It is quiet tonight in the Fox house. Helaine and Stef are asleep. I am alone in my office, lit by a single lamp. It’s 64° outside so the window’s open.
If you’re really still the sound of intermittent rain falling from leaves can be heard. It’s tough to say whether it’s actually raining or if this is residual moisture from earlier showers. It doesn’t matter. To be outside is to be enveloped by the moisture that saturates the atmosphere… and now too the ground.
This is an all weather area. Little that comes from the sky can’t be handled on the ground. In nearly 20 years I’ve never seen our nearby brook do much more than get angry and stray a few feet. It looks pretty when it’s wet.
I never know how to describe this area. We more rural that suburban, though we’re not rural. The homes are spread out here, more because of well water and septic systems than anything else. You need room to produce and process water!
This is probably the first house built on this land. A stone wall in my backyard marks some old property line. Walls were always built in the open, but it’s now hemmed in by mature trees. It’s been a long time since anyone tried to grow anything on this rock infused New England soil.

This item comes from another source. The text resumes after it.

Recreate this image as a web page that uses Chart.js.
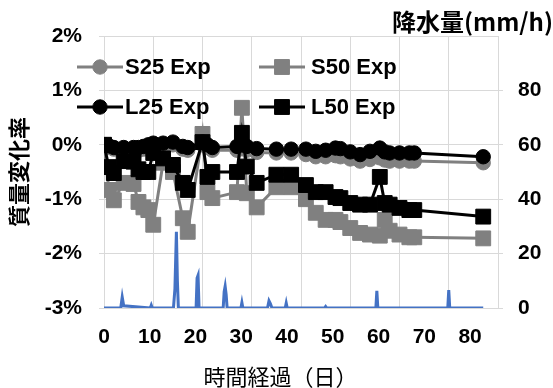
<!DOCTYPE html>
<html>
<head>
<meta charset="utf-8">
<script src="https://cdn.jsdelivr.net/npm/chart.js@4/dist/chart.umd.min.js"></script>
<style>
  html, body { margin: 0; padding: 0; background: #fff; }
  #wrap { width: 553px; height: 388px; }
</style>
</head>
<body>
<div id="wrap"><canvas id="chart" width="553" height="388"></canvas></div>
<script>
// Elapsed days at each weighing
const days = [0, 1, 2, 4, 6, 7, 8, 9, 10, 12, 14, 16, 17, 20, 21, 22, 27, 28, 29, 31,
              35, 38, 41, 43, 45, 47, 48, 50, 52, 54, 56, 57, 58, 60, 62, 63, 77];

// Mass change rate (%) per specimen
const s25 = [0, -0.05, -0.08, -0.10, -0.08, -0.10, -0.08, -0.05, -0.02, -0.02, 0.00, -0.08, -0.10, 0.00, -0.05, -0.10, -0.10, -0.07, -0.10, -0.14,
             -0.15, -0.15, -0.18, -0.22, -0.22, -0.20, -0.22, -0.26, -0.30, -0.27, -0.24, -0.28, -0.30, -0.30, -0.30, -0.30, -0.33];
const s50 = [0, -0.83, -1.02, -0.70, -0.72, -1.05, -1.15, -1.20, -1.47, -0.33, -0.50, -1.35, -1.60, 0.20, -0.87, -0.98, -0.87, 0.68, -0.89, -1.15,
             -0.78, -0.78, -1.00, -1.25, -1.38, -1.38, -1.42, -1.53, -1.62, -1.65, -1.67, -1.38, -1.58, -1.65, -1.70, -1.70, -1.72];
const l25 = [0, -0.02, -0.05, -0.05, -0.05, -0.05, -0.03, 0.00, 0.03, 0.03, 0.05, -0.03, -0.05, 0.05, 0.00, -0.05, -0.03, 0.00, -0.03, -0.07,
             -0.08, -0.08, -0.08, -0.12, -0.10, -0.06, -0.07, -0.13, -0.18, -0.12, -0.06, -0.13, -0.15, -0.15, -0.15, -0.15, -0.22];
const l50 = [0, -0.41, -0.52, -0.30, -0.31, -0.45, -0.50, -0.50, -0.15, -0.25, -0.37, -0.70, -0.83, 0.05, -0.59, -0.50, -0.50, 0.22, -0.40, -0.70,
             -0.55, -0.55, -0.74, -0.87, -0.87, -0.96, -0.98, -1.07, -1.10, -1.10, -0.59, -1.07, -1.10, -1.16, -1.20, -1.20, -1.32];

const seriesNames = ['S25 Exp', 'S50 Exp', 'L25 Exp', 'L50 Exp'];

// Rainfall record (mm/h)
const rainDays = [0, 3.4, 3.7, 4.0, 9.4, 9.6, 9.8, 14.1, 14.4, 14.7, 14.9, 15.1, 18.7, 18.9, 19.1, 19.3,
                  24.2, 24.4, 24.6, 24.8, 25.0, 27.8, 28.0, 28.2, 33.2, 33.5, 33.8, 34.1, 36.8, 37.0, 37.2,
                  44.8, 45.0, 45.2, 55.2, 55.4, 55.6, 69.8, 70.0, 70.2, 77];
const rainMm   = [0, 0, 4, 0.8, 0, 1, 0, 0, 7, 28, 10, 0, 0, 11, 12, 0,
                  0, 6, 8, 5, 0, 0, 2, 0, 0, 2.6, 1.5, 0, 0, 1.8, 0,
                  0, 0.5, 0, 0, 6.3, 0, 0, 6.6, 0, 0];

// Tick values for each axis
const dayTicks  = [0, 10, 20, 30, 40, 50, 60, 70, 80];
const massTicks = [-3, -2, -1, 0, 1, 2];
const rainTicks = [0, 20, 40, 60, 80];

const GRID = '#d9d9d9';
const GRAY = '#808080';
const BLACK = '#000000';
const LATIN = "'Liberation Sans', Arial, sans-serif";
const CJK = "'Noto Sans CJK JP', 'Noto Sans CJK SC', sans-serif";

const toPoints = (xs, ys) => xs.map((x, i) => ({ x: x, y: ys[i] }));

function massSet(name, values, color, style, order) {
  return {
    label: name,
    data: toPoints(days, values),
    xAxisID: 'x',
    yAxisID: 'y',
    borderColor: color,
    backgroundColor: color,
    borderWidth: 3,
    pointStyle: style,
    pointRadius: style === 'rect' ? 10.5 : 7.2,
    pointBorderWidth: 1,
    pointBorderColor: color,
    pointBackgroundColor: color,
    tension: 0,
    order: order
  };
}

// Two-row key drawn over the upper part of the plot
const keySlots = [
  { mx: 100, y: 67, tx: 125 },
  { mx: 282, y: 67, tx: 311 },
  { mx: 100, y: 107, tx: 125 },
  { mx: 282, y: 107, tx: 311 }
];

const seriesKey = {
  id: 'seriesKey',
  afterDatasetsDraw(chart) {
    const ctx = chart.ctx;
    ctx.save();
    seriesNames.forEach((name, i) => {
      const ds = chart.data.datasets.find(d => d.label === name);
      const slot = keySlots[i];
      ctx.strokeStyle = ds.borderColor;
      ctx.lineWidth = 3;
      ctx.beginPath();
      ctx.moveTo(slot.mx - 23, slot.y);
      ctx.lineTo(slot.mx + 23, slot.y);
      ctx.stroke();
      ctx.fillStyle = ds.backgroundColor;
      ctx.strokeStyle = ds.borderColor;
      ctx.lineWidth = 1;
      Chart.helpers.drawPoint(ctx, {
        pointStyle: ds.pointStyle,
        radius: ds.pointRadius,
        rotation: 0,
        borderWidth: 1
      }, slot.mx, slot.y);
      ctx.fillStyle = '#000';
      ctx.font = 'bold 22px ' + LATIN;
      ctx.textAlign = 'left';
      ctx.textBaseline = 'middle';
      ctx.fillText(name, slot.tx, slot.y + 1);
    });
    ctx.restore();
  }
};

const tickFont = { family: LATIN, size: 21, weight: 'bold' };

new Chart(document.getElementById('chart'), {
  type: 'line',
  data: {
    datasets: [
      massSet('L25 Exp', l25, BLACK, 'circle', 1),
      massSet('L50 Exp', l50, BLACK, 'rect', 2),
      massSet('S25 Exp', s25, GRAY, 'circle', 3),
      massSet('S50 Exp', s50, GRAY, 'rect', 4),
      {
        label: '降水量',
        data: toPoints(rainDays, rainMm),
        xAxisID: 'x',
        yAxisID: 'y2',
        borderColor: '#4472c4',
        backgroundColor: '#4472c4',
        borderWidth: 3,
        pointRadius: 0,
        tension: 0,
        order: 9
      }
    ]
  },
  options: {
    responsive: false,
    animation: false,
    devicePixelRatio: 1,
    layout: { padding: { left: 8, right: 0, top: 0, bottom: 0 } },
    plugins: {
      legend: { display: false },
      tooltip: { enabled: false },
      title: {
        display: true,
        text: '降水量(mm/h)',
        align: 'end',
        position: 'top',
        color: '#000',
        font: { family: CJK, size: 24, weight: 'bold', lineHeight: 1 },
        padding: { top: 9.5, bottom: 2.5 }
      },
      subtitle: {
        display: true,
        text: '時間経過（日）',
        position: 'bottom',
        align: 'center',
        color: '#000',
        font: { family: CJK, size: 22, weight: 'normal', lineHeight: 1 },
        padding: { top: 4, bottom: 0 }
      }
    },
    scales: {
      x: {
        type: 'linear',
        position: 'bottom',
        min: 0,
        max: 80,
        afterBuildTicks(s) { s.ticks = dayTicks.map(v => ({ value: v })); },
        ticks: { display: false },
        grid: { color: GRID, lineWidth: 1, drawTicks: false },
        border: { color: GRID },
        afterFit(s) { s.height = 0; }
      },
      xl: {
        type: 'linear',
        position: 'bottom',
        min: 0,
        max: 86.1,
        afterBuildTicks(s) { s.ticks = dayTicks.map(v => ({ value: v })); },
        grid: { display: false, drawTicks: false },
        border: { display: false },
        ticks: {
          color: '#000',
          font: tickFont,
          padding: 17,
          maxRotation: 0,
          autoSkip: false
        },
        afterFit(s) { s.height = 54; }
      },
      y: {
        type: 'linear',
        position: 'left',
        min: -3,
        max: 2,
        afterBuildTicks(s) { s.ticks = massTicks.map(v => ({ value: v })); },
        ticks: {
          color: '#000',
          font: tickFont,
          padding: 17,
          callback: v => v + '%'
        },
        grid: { color: GRID, lineWidth: 1, tickLength: 5 },
        border: { color: GRID },
        title: {
          display: true,
          text: '質量変化率',
          color: '#000',
          font: { family: CJK, size: 22, weight: 'bold', lineHeight: 1 },
          padding: 0
        },
        afterFit(s) { s.width = 96; }
      },
      y2: {
        type: 'linear',
        position: 'right',
        min: 0,
        max: 100,
        afterBuildTicks(s) { s.ticks = rainTicks.map(v => ({ value: v })); },
        ticks: {
          color: '#000',
          font: tickFont,
          padding: 15
        },
        grid: { drawOnChartArea: false, color: GRID, tickLength: 5 },
        border: { color: GRID },
        afterFit(s) { s.width = 55; }
      }
    }
  },
  plugins: [seriesKey]
});
</script>
</body>
</html>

I am being driven crazy by the current weather scenario. Not because of what it is, but because of how
difficult impossible it is to forecast beyond 60 hours! I know a lot of people think 8-days is too far ahead to forecast, but there is some utility–especially the long range temperatures. Now three days has me flummoxed.
The computer models are fine tuned on actual weather, so when something really unusual takes place they have trouble following what’s going on. Obviously, this pattern is exceptionally unusual.
The 12Z GFS (a computer model run at 8:00AM or 12Z) showed a cutoff low in the Northern Plains for next week which basically stood still for days at a time. Could it happen? Sure, but it would be the first I’ve ever seen in 25 years here! And, of course, everything else in the model is closely related to this large feature. If it’s wrong (and it most likely is) everything else is wrong.
“Discard it,” you say. “If it’s wrong just ditch it.”
The problem is going beyond a few days humans aren’t capable of producing a reliable forecast without this high level mathematical help. We may know it’s wrong, but we don’t know what is right and there are a variety of possible solutions.
If it was just a question of working harder to get the forecast right I would. In the meantime I grin and bear it trying not to mislead those who trust me.